> [EXERCISE]
Check every line below for the word "source" and copy each one that has it.

> [Charts and diagrams as code]
****
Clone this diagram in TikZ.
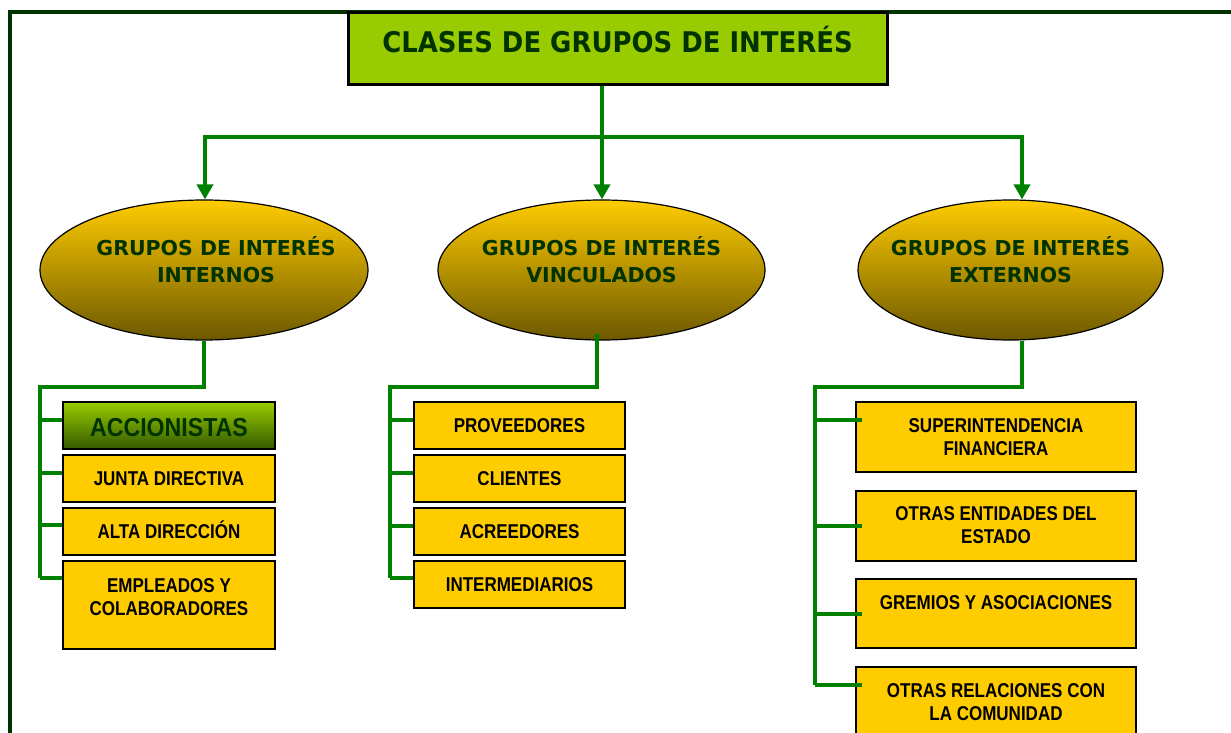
\documentclass[tikz,border=0pt]{standalone}
\usepackage{fontspec}
\usepackage{graphicx}
\usetikzlibrary{arrows.meta,shapes.geometric,calc}
\newfontfamily\dvs{DejaVu Sans}
\newfontfamily\lib{Liberation Sans}
\definecolor{cgreen}{RGB}{0,128,0}
\definecolor{dkgreen}{RGB}{0,51,0}
\definecolor{limeg}{RGB}{153,204,0}
\definecolor{goldy}{RGB}{255,204,0}
\definecolor{oliveb}{RGB}{108,88,0}
\definecolor{accbot}{RGB}{51,90,0}
% #1 horizontal pre-space (twice the shift), #2 raise, #3 xscale, #4 lines
\newcommand{\boxtext}[4][0pt]{\raisebox{#2}[0pt][0pt]{\makebox[0pt]{\hspace*{#1}\scalebox{#3}[1]{\begin{tabular}[t]{@{}c@{}}#4\end{tabular}}}}}
\begin{document}
\begin{tikzpicture}[x=1pt,y=-1pt,
  conn/.style={draw=cgreen,line width=4pt},
  arr/.style={conn,-{Triangle[width=16pt,length=15pt]}},
  framel/.style={draw=dkgreen,line width=3.5pt},
  titlebox/.style={rectangle,draw=black,line width=3pt,fill=limeg,inner sep=0pt,
    minimum width=539pt,minimum height=72pt,text=dkgreen,
    font=\dvs\bfseries\fontsize{28.5}{34}\selectfont},
  grp/.style={ellipse,draw=black,line width=1.2pt,top color=goldy,bottom color=oliveb,
    inner sep=0pt,minimum height=140pt,text=dkgreen,
    font=\dvs\bfseries\fontsize{20.5}{27}\selectfont},
  item/.style={rectangle,draw=black,line width=2pt,fill=goldy,inner sep=0pt,
    text=black,font=\lib\bfseries\fontsize{20}{23.5}\selectfont},
  accbox/.style={item,top color=limeg,bottom color=accbot,text=dkgreen,
    font=\lib\bfseries\fontsize{26}{30}\selectfont},
  leftcol/.style={minimum width=212pt},
  midcol/.style={minimum width=211pt},
  rightcol/.style={minimum width=280pt}
]
\useasboundingbox (0,0) rectangle (1231,733);
\fill[white] (0,0) rectangle (1231,733);
% frame
\draw[framel] (10,745) -- (10,12) -- (1245,12);

% title
\node[titlebox] (title) at (617.5,49) {\boxtext{-4pt}{0.91}{CLASES DE GRUPOS DE INTERÉS}};

% groups
\node[grp,minimum width=328pt] (e1) at (204,270) {\boxtext[24pt]{15pt}{1}{GRUPOS DE INTERÉS\\INTERNOS}};
\node[grp,minimum width=327pt] (e2) at (601.5,270) {\boxtext{15pt}{1}{GRUPOS DE INTERÉS\\VINCULADOS}};
\node[grp,minimum width=305pt] (e3) at (1010.5,270) {\boxtext{15pt}{1}{GRUPOS DE INTERÉS\\EXTERNOS}};

% left column
\node[accbox,leftcol,minimum height=47pt] (acc) at (169,425.5) {\boxtext{-11pt}{0.89}{ACCIONISTAS}};
\node[item,leftcol,minimum height=47pt] (jd) at (169,478.5) {\boxtext{-6.5pt}{0.85}{JUNTA DIRECTIVA}};
\node[item,leftcol,minimum height=47pt] (ad) at (169,531.5) {\boxtext{-7pt}{0.85}{ALTA DIRECCIÓN}};
\node[item,leftcol,minimum height=88pt] (emp) at (169,605) {\boxtext{13pt}{0.85}{EMPLEADOS Y\\COLABORADORES}};

% middle column
\node[item,midcol,minimum height=47pt] (prov) at (519.5,425.5) {\boxtext{-6.5pt}{0.85}{PROVEEDORES}};
\node[item,midcol,minimum height=47pt] (cli) at (519.5,478.5) {\boxtext{-6.5pt}{0.85}{CLIENTES}};
\node[item,midcol,minimum height=47pt] (acr) at (519.5,531.5) {\boxtext{-7pt}{0.85}{ACREEDORES}};
\node[item,midcol,minimum height=47pt] (int) at (519.5,584.5) {\boxtext{-7pt}{0.85}{INTERMEDIARIOS}};

% right column
\node[item,rightcol,minimum height=70pt] (sup) at (996,437) {\boxtext{5pt}{0.85}{SUPERINTENDENCIA\\FINANCIERA}};
\node[item,rightcol,minimum height=70pt] (ent) at (996,526) {\boxtext{6pt}{0.85}{OTRAS ENTIDADES DEL\\ESTADO}};
\node[item,rightcol,minimum height=69pt] (gre) at (996,613.5) {\boxtext{4.5pt}{0.85}{GREMIOS Y ASOCIACIONES}};
\node[item,rightcol,minimum height=70pt] (rel) at (996,702) {\boxtext{5pt}{0.85}{OTRAS RELACIONES CON\\LA COMUNIDAD}};

% top connectors
\coordinate (j0) at (602,137);
\coordinate (ja) at (205,137);
\coordinate (jc) at (1022,137);
\draw[arr] (title.south -| j0) -- (e2.north -| j0);
\draw[arr] (j0) -- (ja) -- (e1.north -| ja);
\draw[arr] (j0) -- (jc) -- (e3.north -| jc);

% left branch
\coordinate (b1) at (204,386.5);
\coordinate (b1l) at (40,386.5);
\coordinate (b1e) at (40,578);
\draw[conn] (e1.south) -- (b1) -- (b1l) -- (b1e);
\coordinate (k11) at (40,420);
\coordinate (k12) at (40,473);
\coordinate (k13) at (40,525);
\coordinate (k14) at (40,578);
\draw[conn] (k11) -- (k11 -| acc.west);
\draw[conn] (k12) -- (k12 -| jd.west);
\draw[conn] (k13) -- (k13 -| ad.west);
\draw[conn] (k14) -- (k14 -| emp.west);

% middle branch
\coordinate (b2) at (597,387);
\coordinate (b2l) at (390,387);
\coordinate (b2e) at (390,578);
\draw[conn] ($(e2.south -| b2)+(0,-7)$) -- (b2) -- (b2l) -- (b2e);
\coordinate (k21) at (390,420);
\coordinate (k22) at (390,473);
\coordinate (k23) at (390,526);
\coordinate (k24) at (390,578);
\draw[conn] (k21) -- (k21 -| prov.west);
\draw[conn] (k22) -- (k22 -| cli.west);
\draw[conn] (k23) -- (k23 -| acr.west);
\draw[conn] (k24) -- (k24 -| int.west);

% right branch
\coordinate (b3) at (1022,387);
\coordinate (b3l) at (815,387);
\coordinate (b3e) at (815,685);
\draw[conn] (e3.south -| b3) -- (b3) -- (b3l) -- (b3e);
\coordinate (k31) at (815,420);
\coordinate (k32) at (815,526);
\coordinate (k33) at (815,614);
\coordinate (k34) at (815,685);
\draw[conn] (k31) -- ($(k31 -| sup.west)+(7,0)$);
\draw[conn] (k32) -- ($(k32 -| ent.west)+(7,0)$);
\draw[conn] (k33) -- ($(k33 -| gre.west)+(7,0)$);
\draw[conn] (k34) -- ($(k34 -| rel.west)+(7,0)$);
\end{tikzpicture}
\end{document}
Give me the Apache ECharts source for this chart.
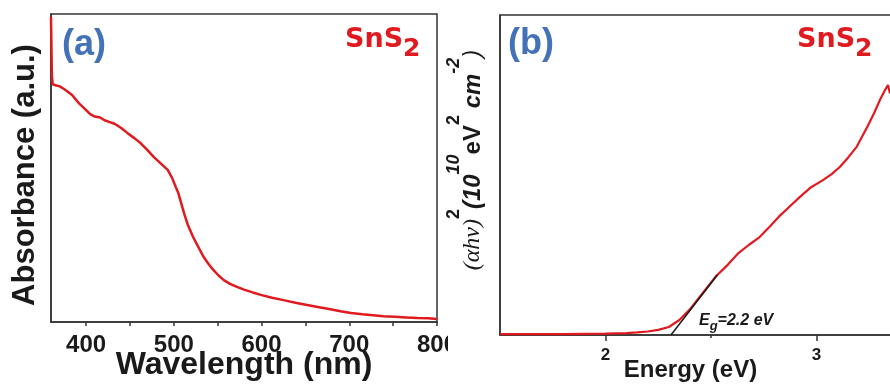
<!DOCTYPE html>
<html>
<head>
<meta charset="utf-8">
<script src="https://cdn.jsdelivr.net/npm/echarts@6/dist/echarts.min.js"></script>
<style>
  html, body { margin: 0; padding: 0; background: #fff; }
  #chart { width: 890px; height: 385px; }
</style>
</head>
<body>
<div id="chart"></div>
<script>
// (a) UV-vis absorbance spectrum of SnS2
const wavelengthNm = [360, 361, 362, 364, 366, 370, 374, 378, 384, 392, 400, 405, 410, 416, 421, 427, 433, 440, 447, 455, 462, 470, 477, 485, 493, 498, 502, 505, 508, 512, 516, 522, 528, 534, 540, 545, 551, 557, 564, 572, 580, 590, 599, 612, 625, 640, 652, 664, 677, 690, 702, 715, 727, 739, 752, 765, 778, 790, 800];
const absorbance = [0.99, 0.80, 0.772, 0.775, 0.768, 0.765, 0.758, 0.75, 0.737, 0.71, 0.688, 0.674, 0.667, 0.664, 0.655, 0.649, 0.643, 0.63, 0.614, 0.597, 0.581, 0.558, 0.536, 0.515, 0.494, 0.468, 0.44, 0.42, 0.39, 0.35, 0.315, 0.276, 0.243, 0.211, 0.187, 0.169, 0.151, 0.136, 0.124, 0.114, 0.105, 0.096, 0.088, 0.079, 0.071, 0.062, 0.055, 0.049, 0.042, 0.035, 0.029, 0.025, 0.022, 0.019, 0.017, 0.015, 0.013, 0.012, 0.01];

// (b) Tauc plot: (αhν)^2 in 10^10 eV^2 cm^-2 versus photon energy
const energyEv = [1.5, 1.6, 1.7, 1.8, 1.9, 2.0, 2.05, 2.1, 2.15, 2.2, 2.25, 2.3, 2.35, 2.4, 2.46, 2.52, 2.58, 2.63, 2.68, 2.73, 2.78, 2.82, 2.87, 2.92, 2.97, 3.03, 3.07, 3.11, 3.15, 3.19, 3.24, 3.27, 3.30, 3.32, 3.338, 3.348];
const taucValue = [0.03, 0.03, 0.03, 0.03, 0.035, 0.04, 0.05, 0.06, 0.08, 0.11, 0.16, 0.25, 0.47, 0.8, 1.31, 1.81, 2.2, 2.56, 2.82, 3.06, 3.4, 3.69, 4.0, 4.31, 4.6, 4.84, 5.02, 5.25, 5.55, 5.88, 6.5, 6.9, 7.34, 7.6, 7.81, 7.55];

// Linear extrapolation of the absorption edge
const edgeFitEnergy = [2.31, 2.53];
const edgeFitValue = [0, 1.875];

// Axis ticks and labels
const wavelengthTicks = [400, 450, 500, 550, 600, 650, 700, 750, 800];
const wavelengthLabels = [400, 500, 600, 700, 800];
const energyMajorTicks = [2, 3];
const energyMinorTicks = [2.5];

const RED = '#e01a1f';
const AXIS = '#333333';
const BLUE = '#4472b8';
const INK = '#1a1a1a';
const SANS = '"Liberation Sans", Arial, sans-serif';

const zip = (xs, ys) => xs.map((x, i) => [x, ys[i]]);

const chart = echarts.init(document.getElementById('chart'), null, { renderer: 'canvas' });

const hiddenY = (gridIndex, max, extra) => Object.assign({
  type: 'value', gridIndex, min: 0, max,
  axisLine: { show: true, lineStyle: { color: AXIS, width: 1.5 } },
  axisTick: { show: false }, axisLabel: { show: false }, splitLine: { show: false }
}, extra || {});

// chemical formula with a subscript 2
const formula = (x) => ({
  type: 'text', z: 100, x, y: 26,
  style: {
    text: '{m|SnS}{s|2}', align: 'left', verticalAlign: 'top',
    rich: {
      m: { fill: RED, font: 'bold 27px "DejaVu Sans", sans-serif', lineHeight: 27, verticalAlign: 'top' },
      s: { fill: RED, font: 'bold 25px "DejaVu Sans", sans-serif', lineHeight: 36, verticalAlign: 'bottom' }
    }
  }
});

chart.setOption({
  animation: false,
  backgroundColor: '#fff',
  grid: [
    { left: 51, top: 14, width: 386, height: 308, show: true, borderColor: AXIS, borderWidth: 1.5, backgroundColor: 'transparent', outerBoundsMode: 'none', containLabel: false },
    { left: 500, top: 15, width: 401, height: 320, show: true, borderColor: AXIS, borderWidth: 1.5, backgroundColor: 'transparent', outerBoundsMode: 'none', containLabel: false }
  ],
  xAxis: [
    {
      type: 'value', gridIndex: 0, position: 'bottom', min: 360, max: 800,
      axisLine: { show: true, lineStyle: { color: AXIS, width: 1.5 } },
      axisTick: { show: true, customValues: wavelengthTicks, length: 4, inside: false, lineStyle: { color: AXIS, width: 1.5 } },
      axisLabel: { customValues: wavelengthLabels, margin: 11, fontSize: 24, fontWeight: 'bold', color: INK, fontFamily: SANS },
      splitLine: { show: false },
      name: 'Wavelength (nm)', nameLocation: 'middle', nameGap: 27, nameMoveOverlap: false,
      nameTextStyle: { fontSize: 32, fontWeight: 'bold', color: INK, fontFamily: SANS }
    },
    {
      type: 'value', gridIndex: 1, position: 'bottom', min: 1.5, max: 3.4,
      axisLine: { show: true, lineStyle: { color: AXIS, width: 1.5 } },
      axisTick: { show: true, customValues: energyMajorTicks, length: 6, inside: false, lineStyle: { color: AXIS, width: 1.5 } },
      axisLabel: { customValues: energyMajorTicks, margin: 12, fontSize: 17, fontWeight: 'bold', color: INK, fontFamily: SANS },
      splitLine: { show: false },
      name: 'Energy (eV)', nameLocation: 'middle', nameGap: 23, nameMoveOverlap: false,
      nameTextStyle: { fontSize: 24, fontWeight: 'bold', color: INK, fontFamily: SANS, padding: [0, 20, 0, 0] }
    },
    {
      type: 'value', gridIndex: 1, position: 'bottom', min: 1.5, max: 3.4,
      axisLine: { show: false },
      axisTick: { show: true, customValues: energyMinorTicks, length: 3, inside: false, lineStyle: { color: AXIS, width: 1.5 } },
      axisLabel: { show: false },
      splitLine: { show: false }
    }
  ],
  yAxis: [
    hiddenY(0, 1, {
      name: 'Absorbance (a.u.)', nameLocation: 'middle', nameRotate: 90, nameGap: 10, nameMoveOverlap: false,
      nameTextStyle: { fontSize: 31, fontWeight: 'bold', color: INK, fontFamily: SANS, padding: [0, 14, 0, 0] }
    }),
    hiddenY(1, 10)
  ],
  series: [
    {
      type: 'line', xAxisIndex: 0, yAxisIndex: 0,
      data: zip(wavelengthNm, absorbance),
      showSymbol: false, smooth: false,
      lineStyle: { color: RED, width: 2.5 }
    },
    {
      type: 'line', xAxisIndex: 1, yAxisIndex: 1,
      data: zip(energyEv, taucValue),
      showSymbol: false, smooth: false,
      lineStyle: { color: RED, width: 2.2 }
    },
    {
      type: 'line', xAxisIndex: 1, yAxisIndex: 1,
      data: zip(edgeFitEnergy, edgeFitValue),
      showSymbol: false, z: 3,
      lineStyle: { color: INK, width: 1.5 }
    }
  ],
  graphic: {
    elements: [
      // trims the last wavelength label where panel (b) begins
      { type: 'rect', z: 100, shape: { x: 448, y: 326, width: 30, height: 36 }, style: { fill: '#fff' } },
      { type: 'text', z: 100, x: 62, y: 45,
        style: { text: '(a)', fill: BLUE, font: 'bold 36px ' + SANS, align: 'left', verticalAlign: 'middle' } },
      { type: 'text', z: 100, x: 508, y: 44,
        style: { text: '(b)', fill: BLUE, font: 'bold 36px ' + SANS, align: 'left', verticalAlign: 'middle' } },
      formula(345),
      formula(797),
      { type: 'text', z: 100, x: 699, y: 313,
        style: {
          text: '{e|E}{g|g}{t|=2.2 eV}', align: 'left', verticalAlign: 'top',
          rich: {
            e: { fill: INK, font: 'italic bold 16px ' + SANS, lineHeight: 18, verticalAlign: 'top' },
            g: { fill: INK, font: 'italic bold 13px ' + SANS, lineHeight: 20, verticalAlign: 'bottom' },
            t: { fill: INK, font: 'italic bold 16px ' + SANS, lineHeight: 18, verticalAlign: 'top' }
          }
        } },
      { type: 'text', z: 100, x: 465, y: 160, rotation: Math.PI / 2,
        style: {
          text: '{a|(αhν)}{sb|2}{b|(10}{si|10}{c|eV}{sb|2}{d| cm}{si|-2}{e|)}',
          align: 'center', verticalAlign: 'middle',
          rich: {
            a: { fill: INK, font: 'italic 24px "Liberation Serif", serif', lineHeight: 24, verticalAlign: 'bottom' },
            b: { fill: INK, font: 'italic bold 24px ' + SANS, lineHeight: 24, verticalAlign: 'bottom' },
            c: { fill: INK, font: 'bold 24px ' + SANS, lineHeight: 24, verticalAlign: 'bottom' },
            d: { fill: INK, font: 'italic bold 24px ' + SANS, lineHeight: 24, verticalAlign: 'bottom' },
            e: { fill: INK, font: 'italic 24px ' + SANS, lineHeight: 24, verticalAlign: 'bottom' },
            sb: { fill: INK, font: 'bold 18px ' + SANS, lineHeight: 40, verticalAlign: 'top' },
            si: { fill: INK, font: 'italic bold 18px ' + SANS, lineHeight: 40, verticalAlign: 'top' }
          }
        } }
    ]
  }
});
</script>
</body>
</html>
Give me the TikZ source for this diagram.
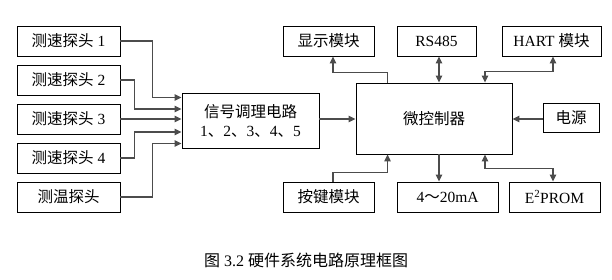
\documentclass[tikz,border=0pt]{standalone}
\usepackage{fontspec}
\setmainfont{Liberation Serif}
\newfontfamily\cjk{Noto Sans CJK SC}
\usepackage{tikz}
\usetikzlibrary{arrows.meta,positioning,calc}
\newcommand{\zh}[1]{{\cjk #1}}

\begin{document}
\begin{tikzpicture}[x=1pt, y=1pt, every node/.style={font=\fontsize{15.5}{17}\selectfont},
    block/.style={draw, line width=0.9pt, rectangle, inner sep=0pt, minimum height=30pt},
    arr/.style={draw=black!70, line width=1.1pt, -{Triangle[length=7pt,width=6.5pt]}},
    darr/.style={draw=black!70, line width=1.1pt, {Triangle[length=7pt,width=6.5pt]}-{Triangle[length=7pt,width=6.5pt]}}
  ]
    \useasboundingbox (0,0) rectangle (612,279);

    % Sonden
    \node[block, minimum width=103pt] (p1) at (68.5,238) {\zh{测速探头} 1};
    \node[block, minimum width=103pt] (p2) at (68.5,199) {\zh{测速探头} 2};
    \node[block, minimum width=103pt] (p3) at (68.5,160) {\zh{测速探头} 3};
    \node[block, minimum width=103pt] (p4) at (68.5,121) {\zh{测速探头} 4};
    \node[block, minimum width=103pt] (p5) at (68.5,82) {\zh{测温探头}};

    % Signalaufbereitung
    \node[block, minimum width=137pt, minimum height=55pt, align=center] (sig) at (250.5,158.5)
      {\zh{信号调理电路}\\[2pt]1\zh{、}2\zh{、}3\zh{、}4\zh{、}5};

    % Mikrocontroller
    \node[block, minimum width=156pt, minimum height=71pt] (mcu) at (434,160.5) {\zh{微控制器}};

    % Module oben
    \node[block, minimum width=91pt] (disp) at (328.5,238) {\zh{显示模块}};
    \node[block, minimum width=79pt] (rs) at (436.5,238) {RS485};
    \node[block, minimum width=99pt] (hart) at (551.5,238) {HART \zh{模块}};

    % Versorgung
    \node[block, minimum width=56pt, minimum height=29pt] (pwr) at (571,161.5) {\zh{电源}};

    % Module unten
    \node[block, minimum width=91pt] (key) at (328.5,82) {\zh{按键模块}};
    \node[block, minimum width=101pt] (ma) at (447.5,82) {4\zh{～}20mA};
    \node[block, minimum width=91pt] (eep) at (554.5,82) {E\textsuperscript{2}PROM};

    % Eingaenge
    \draw[arr] (p1.east) -| ([xshift=-29pt,yshift=23pt]sig.west) -- ([yshift=23pt]sig.west);
    \draw[arr] (p2.east) -| ([xshift=-47pt,yshift=11.5pt]sig.west) -- ([yshift=11.5pt]sig.west);
    \draw[arr] (p3.east) -- (p3.east -| sig.west);
    \draw[arr] (p4.east) -| ([xshift=-47pt,yshift=-11.5pt]sig.west) -- ([yshift=-11.5pt]sig.west);
    \draw[arr] (p5.east) -| ([xshift=-29pt,yshift=-23pt]sig.west) -- ([yshift=-23pt]sig.west);

    \draw[arr] ([yshift=1.5pt]sig.east) -- ([yshift=1.5pt]sig.east -| mcu.west);

    % Verbindungen oben
    \draw[arr] ([xshift=32pt]mcu.north west) |- ([xshift=4.5pt,yshift=-16pt]disp.south) -- ([xshift=4.5pt]disp.south);
    \draw[darr] ([xshift=2.5pt]rs.south) -- ([xshift=2.5pt]rs.south |- mcu.north);
    \draw[darr] ([xshift=51pt]mcu.north) |- ([xshift=1.5pt,yshift=-15pt]hart.south) -- ([xshift=1.5pt]hart.south);

    \draw[arr] ([yshift=-1.5pt]pwr.west) -- ([yshift=-1.5pt]pwr.west -| mcu.east);

    % Verbindungen unten
    \draw[arr] ([xshift=4.5pt]key.north) |- ([xshift=32pt,yshift=-18pt]mcu.south west) -- ([xshift=32pt]mcu.south west);
    \draw[arr] ([xshift=5pt]mcu.south) -- ([xshift=5pt]mcu.south |- ma.north);
    \draw[darr] ([xshift=51pt]mcu.south) |- ([xshift=-1.5pt,yshift=13pt]eep.north) -- ([xshift=-1.5pt]eep.north);

    % Bildunterschrift
    \node[font=\fontsize{16}{18}\selectfont] (cap) at (306,19) {\zh{图} 3.2 \zh{硬件系统电路原理框图}};
  \end{tikzpicture}
\end{document}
****
> [TASK RESULT]
Give me the Apache ECharts source for this chart.
Give me the TikZ source for this diagram.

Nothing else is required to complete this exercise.